> _Problem to work on_: Gather all lines in the data that hold the string "matplotlib".

> _Data shown_:

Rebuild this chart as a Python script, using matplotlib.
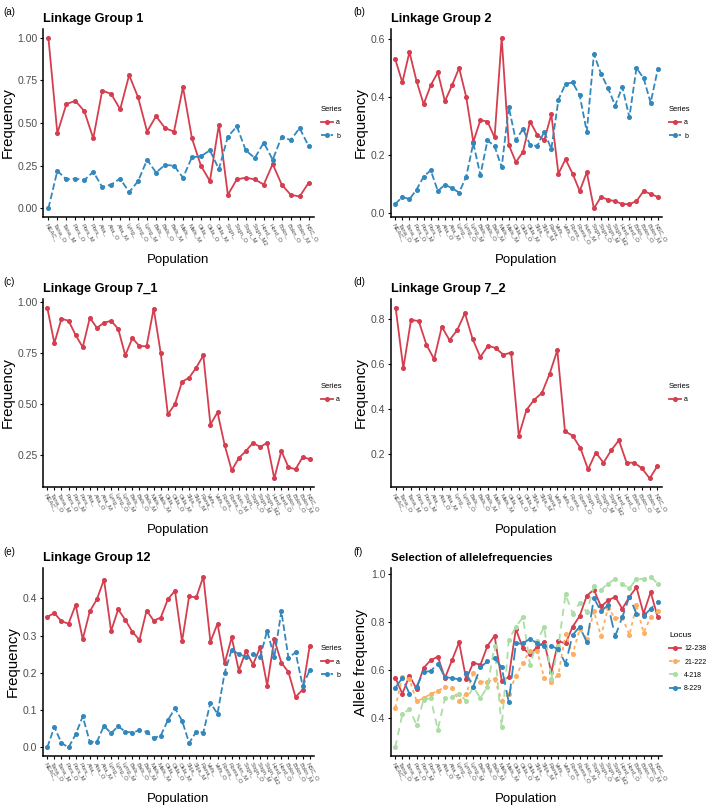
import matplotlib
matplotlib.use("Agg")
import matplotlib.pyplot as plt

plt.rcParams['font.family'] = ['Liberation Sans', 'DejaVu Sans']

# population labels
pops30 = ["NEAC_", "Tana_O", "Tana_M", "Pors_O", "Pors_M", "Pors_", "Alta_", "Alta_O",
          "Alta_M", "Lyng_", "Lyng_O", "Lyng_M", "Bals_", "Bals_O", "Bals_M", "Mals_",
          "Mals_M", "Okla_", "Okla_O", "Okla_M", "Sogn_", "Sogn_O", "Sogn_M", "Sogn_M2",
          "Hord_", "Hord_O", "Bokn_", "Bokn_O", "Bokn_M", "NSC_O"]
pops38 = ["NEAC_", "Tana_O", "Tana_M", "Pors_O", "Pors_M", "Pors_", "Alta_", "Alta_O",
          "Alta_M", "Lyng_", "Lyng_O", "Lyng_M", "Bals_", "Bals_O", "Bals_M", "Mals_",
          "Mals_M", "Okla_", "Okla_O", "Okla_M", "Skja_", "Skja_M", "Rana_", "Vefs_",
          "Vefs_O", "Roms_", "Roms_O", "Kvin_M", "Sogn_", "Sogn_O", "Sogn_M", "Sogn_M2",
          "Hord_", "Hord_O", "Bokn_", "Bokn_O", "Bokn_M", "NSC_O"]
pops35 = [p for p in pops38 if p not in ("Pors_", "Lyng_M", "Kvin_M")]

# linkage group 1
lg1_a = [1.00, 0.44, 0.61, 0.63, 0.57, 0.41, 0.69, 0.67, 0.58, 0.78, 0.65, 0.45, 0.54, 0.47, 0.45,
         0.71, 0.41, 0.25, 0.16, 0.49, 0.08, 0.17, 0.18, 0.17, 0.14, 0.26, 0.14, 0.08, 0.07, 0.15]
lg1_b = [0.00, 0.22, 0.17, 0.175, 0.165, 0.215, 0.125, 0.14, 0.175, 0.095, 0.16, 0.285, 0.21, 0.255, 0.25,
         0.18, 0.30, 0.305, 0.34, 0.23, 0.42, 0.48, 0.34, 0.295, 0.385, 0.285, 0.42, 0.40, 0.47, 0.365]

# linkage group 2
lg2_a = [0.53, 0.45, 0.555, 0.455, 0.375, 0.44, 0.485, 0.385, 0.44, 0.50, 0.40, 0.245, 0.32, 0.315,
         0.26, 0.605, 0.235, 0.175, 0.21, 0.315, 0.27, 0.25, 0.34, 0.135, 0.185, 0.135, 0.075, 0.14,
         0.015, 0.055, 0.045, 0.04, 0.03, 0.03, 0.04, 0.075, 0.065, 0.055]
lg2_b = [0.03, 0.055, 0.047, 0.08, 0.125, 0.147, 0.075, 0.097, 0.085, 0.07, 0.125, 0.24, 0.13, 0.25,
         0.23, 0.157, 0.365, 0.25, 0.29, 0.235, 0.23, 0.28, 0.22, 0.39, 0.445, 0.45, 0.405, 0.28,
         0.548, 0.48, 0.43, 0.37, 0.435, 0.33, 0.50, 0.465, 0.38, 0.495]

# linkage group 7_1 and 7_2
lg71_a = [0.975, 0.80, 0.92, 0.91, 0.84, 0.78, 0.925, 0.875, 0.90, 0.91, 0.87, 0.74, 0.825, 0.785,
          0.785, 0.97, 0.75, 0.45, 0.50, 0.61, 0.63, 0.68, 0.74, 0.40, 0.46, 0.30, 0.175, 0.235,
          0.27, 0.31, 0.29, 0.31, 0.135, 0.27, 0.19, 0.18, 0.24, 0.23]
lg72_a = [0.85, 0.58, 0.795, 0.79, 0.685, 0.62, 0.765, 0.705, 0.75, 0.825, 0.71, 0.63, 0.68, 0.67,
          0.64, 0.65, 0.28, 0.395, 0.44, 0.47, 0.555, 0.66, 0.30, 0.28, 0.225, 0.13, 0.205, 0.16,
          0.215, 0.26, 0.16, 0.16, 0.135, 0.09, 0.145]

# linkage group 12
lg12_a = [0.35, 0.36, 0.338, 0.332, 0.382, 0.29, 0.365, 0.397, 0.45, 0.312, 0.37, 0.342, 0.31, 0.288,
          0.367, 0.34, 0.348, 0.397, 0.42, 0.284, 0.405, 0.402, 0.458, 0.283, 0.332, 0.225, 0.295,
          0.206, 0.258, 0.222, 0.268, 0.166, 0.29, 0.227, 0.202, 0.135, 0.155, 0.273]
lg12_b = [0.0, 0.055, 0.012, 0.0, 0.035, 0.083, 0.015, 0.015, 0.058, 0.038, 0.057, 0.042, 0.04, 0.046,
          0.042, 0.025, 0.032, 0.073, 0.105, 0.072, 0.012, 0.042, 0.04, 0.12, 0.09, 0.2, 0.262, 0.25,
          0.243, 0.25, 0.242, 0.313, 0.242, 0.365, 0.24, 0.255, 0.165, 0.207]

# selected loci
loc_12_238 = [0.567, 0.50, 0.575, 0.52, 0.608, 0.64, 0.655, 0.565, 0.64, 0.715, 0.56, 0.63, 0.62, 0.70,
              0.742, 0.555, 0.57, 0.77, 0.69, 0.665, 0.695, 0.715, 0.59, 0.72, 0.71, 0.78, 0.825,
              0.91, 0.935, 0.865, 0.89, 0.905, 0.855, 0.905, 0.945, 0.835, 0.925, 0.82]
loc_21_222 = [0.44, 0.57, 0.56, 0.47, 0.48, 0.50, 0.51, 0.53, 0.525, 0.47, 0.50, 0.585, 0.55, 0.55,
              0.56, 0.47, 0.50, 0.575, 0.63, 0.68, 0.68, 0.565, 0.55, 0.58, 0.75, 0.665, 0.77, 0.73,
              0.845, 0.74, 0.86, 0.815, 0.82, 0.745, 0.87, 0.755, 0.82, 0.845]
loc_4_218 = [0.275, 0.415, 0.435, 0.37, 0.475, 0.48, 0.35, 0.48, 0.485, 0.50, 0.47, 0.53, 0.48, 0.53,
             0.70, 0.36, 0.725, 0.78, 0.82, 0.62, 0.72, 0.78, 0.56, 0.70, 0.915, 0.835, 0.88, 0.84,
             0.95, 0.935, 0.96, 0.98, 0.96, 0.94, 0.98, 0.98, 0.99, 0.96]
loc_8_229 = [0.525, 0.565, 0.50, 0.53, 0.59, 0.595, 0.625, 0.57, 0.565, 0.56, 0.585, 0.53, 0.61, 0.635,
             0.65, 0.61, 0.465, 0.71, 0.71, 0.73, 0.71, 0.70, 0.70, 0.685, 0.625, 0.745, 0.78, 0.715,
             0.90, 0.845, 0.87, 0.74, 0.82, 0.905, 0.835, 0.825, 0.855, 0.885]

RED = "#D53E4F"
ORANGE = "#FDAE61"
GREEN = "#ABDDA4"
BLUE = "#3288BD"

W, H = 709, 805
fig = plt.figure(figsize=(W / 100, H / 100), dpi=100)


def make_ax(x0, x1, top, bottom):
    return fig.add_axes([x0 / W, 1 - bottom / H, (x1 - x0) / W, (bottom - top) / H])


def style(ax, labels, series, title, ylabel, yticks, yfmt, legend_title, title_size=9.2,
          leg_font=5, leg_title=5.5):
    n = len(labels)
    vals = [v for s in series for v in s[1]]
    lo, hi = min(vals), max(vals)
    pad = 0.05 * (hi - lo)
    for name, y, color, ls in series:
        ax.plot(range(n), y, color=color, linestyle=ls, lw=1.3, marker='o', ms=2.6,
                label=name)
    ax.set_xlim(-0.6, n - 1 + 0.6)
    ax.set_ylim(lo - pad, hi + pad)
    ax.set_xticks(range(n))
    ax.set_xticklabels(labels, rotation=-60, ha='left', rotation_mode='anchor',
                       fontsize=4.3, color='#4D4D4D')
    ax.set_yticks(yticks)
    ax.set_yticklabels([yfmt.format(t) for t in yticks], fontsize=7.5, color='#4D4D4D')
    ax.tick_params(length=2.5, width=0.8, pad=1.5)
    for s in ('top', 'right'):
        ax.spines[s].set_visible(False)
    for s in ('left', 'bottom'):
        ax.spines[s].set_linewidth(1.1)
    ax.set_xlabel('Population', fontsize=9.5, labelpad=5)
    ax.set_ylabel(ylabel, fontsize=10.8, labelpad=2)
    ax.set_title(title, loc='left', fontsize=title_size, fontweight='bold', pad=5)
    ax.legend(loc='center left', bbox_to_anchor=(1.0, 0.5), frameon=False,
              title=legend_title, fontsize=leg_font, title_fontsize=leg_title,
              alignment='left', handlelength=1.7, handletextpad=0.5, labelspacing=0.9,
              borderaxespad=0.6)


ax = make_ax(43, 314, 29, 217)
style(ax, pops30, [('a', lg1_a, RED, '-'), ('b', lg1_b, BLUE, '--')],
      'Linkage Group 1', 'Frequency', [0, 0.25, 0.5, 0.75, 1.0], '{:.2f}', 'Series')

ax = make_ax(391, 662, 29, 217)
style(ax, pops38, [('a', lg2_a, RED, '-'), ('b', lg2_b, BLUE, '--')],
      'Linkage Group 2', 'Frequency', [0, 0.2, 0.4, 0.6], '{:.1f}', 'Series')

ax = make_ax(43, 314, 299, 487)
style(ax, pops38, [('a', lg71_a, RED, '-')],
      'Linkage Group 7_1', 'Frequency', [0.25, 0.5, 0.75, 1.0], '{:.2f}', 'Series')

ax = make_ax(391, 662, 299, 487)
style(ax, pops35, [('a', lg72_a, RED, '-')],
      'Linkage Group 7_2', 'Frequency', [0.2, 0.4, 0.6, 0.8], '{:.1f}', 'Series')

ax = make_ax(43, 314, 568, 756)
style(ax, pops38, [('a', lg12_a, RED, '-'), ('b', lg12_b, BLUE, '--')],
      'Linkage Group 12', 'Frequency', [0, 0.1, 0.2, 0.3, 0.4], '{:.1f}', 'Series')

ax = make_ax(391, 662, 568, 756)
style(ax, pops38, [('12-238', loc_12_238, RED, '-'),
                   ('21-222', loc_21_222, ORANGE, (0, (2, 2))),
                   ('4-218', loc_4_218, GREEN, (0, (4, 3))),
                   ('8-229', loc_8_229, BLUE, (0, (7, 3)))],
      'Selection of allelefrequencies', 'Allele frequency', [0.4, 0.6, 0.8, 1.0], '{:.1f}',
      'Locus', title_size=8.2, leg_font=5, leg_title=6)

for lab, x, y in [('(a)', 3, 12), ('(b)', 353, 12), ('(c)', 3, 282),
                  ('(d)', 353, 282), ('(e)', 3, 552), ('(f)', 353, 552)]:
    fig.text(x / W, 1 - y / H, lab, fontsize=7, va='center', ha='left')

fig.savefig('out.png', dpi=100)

> _Exercise solution_:
Rebuild this chart as a Python script, using matplotlib.
import matplotlib
matplotlib.use("Agg")
import matplotlib.pyplot as plt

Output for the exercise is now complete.